Effects of substitution of dietary fish oil with a blend of vegetable oils on liver and peripheral blood leucocyte fatty acid composition, plasma prostaglandin E2 and immune parameters in three strains of Atlantic salmon (Salmo salar)
Citation Petropoulos IK, Thompson K, Morgan AL, Dick JR, Tocher DR & Bell JG (2009) Effects of substitution of dietary fish oil with a blend of vegetable oils on liver and peripheral blood leucocyte fatty acid composition, plasma prostaglandin E2 and immune parameters in three strains of Atlantic salmon (Salmo salar). Aquaculture Nutrition, 15 (6), pp. 596-607. https://doi.org/10.1111/j.1365-2095.2008.00627.x
Abstract Duplicate groups of three genetic strains of Atlantic salmon smolts were cultured on diets containing either fish oil (FO) or a blend of vegetable oils (VO). Fatty acid compositions of liver and peripheral blood leukocytes were compared. The effect of different strains and diets on innate immune parameters and plasma prostaglandin E2 were also measured. Two strains were selected as being either “fat” or “lean” in terms of muscle adiposity. The third strain was a commercial stock (MH).
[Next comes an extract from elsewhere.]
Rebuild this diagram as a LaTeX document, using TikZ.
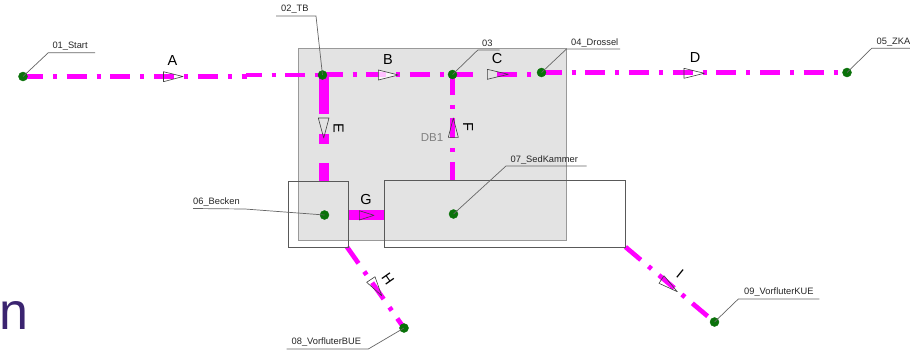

Total replacement of dietary FO with VO resulted in reduced docosahexaenoic (DHA; 22:6n-3) and eicosapentanoic acids (EPA; 20:5n-3) in liver, while oleic (18:1n-9), linoleic (18:2n-6) and α-linolenic (18:3n-3) acids were all increased in VO-fed fish. Fatty acid compositions of blood leucocytes showed similar changes. Evaluation of innate immune function showed that in the fat strain circulating leucocytes were significantly lower in VO fish. The lean strain also had significantly higher serum lysozyme activity than MH fish. Reduced haematocrit was seen in VO lean fish compared to FO lean fish. This study provides evidence of strain-induced differences in liver and leukocyte fatty acid compositions and innate immunity in Atlantic salmon fed either FO or VO-based diets.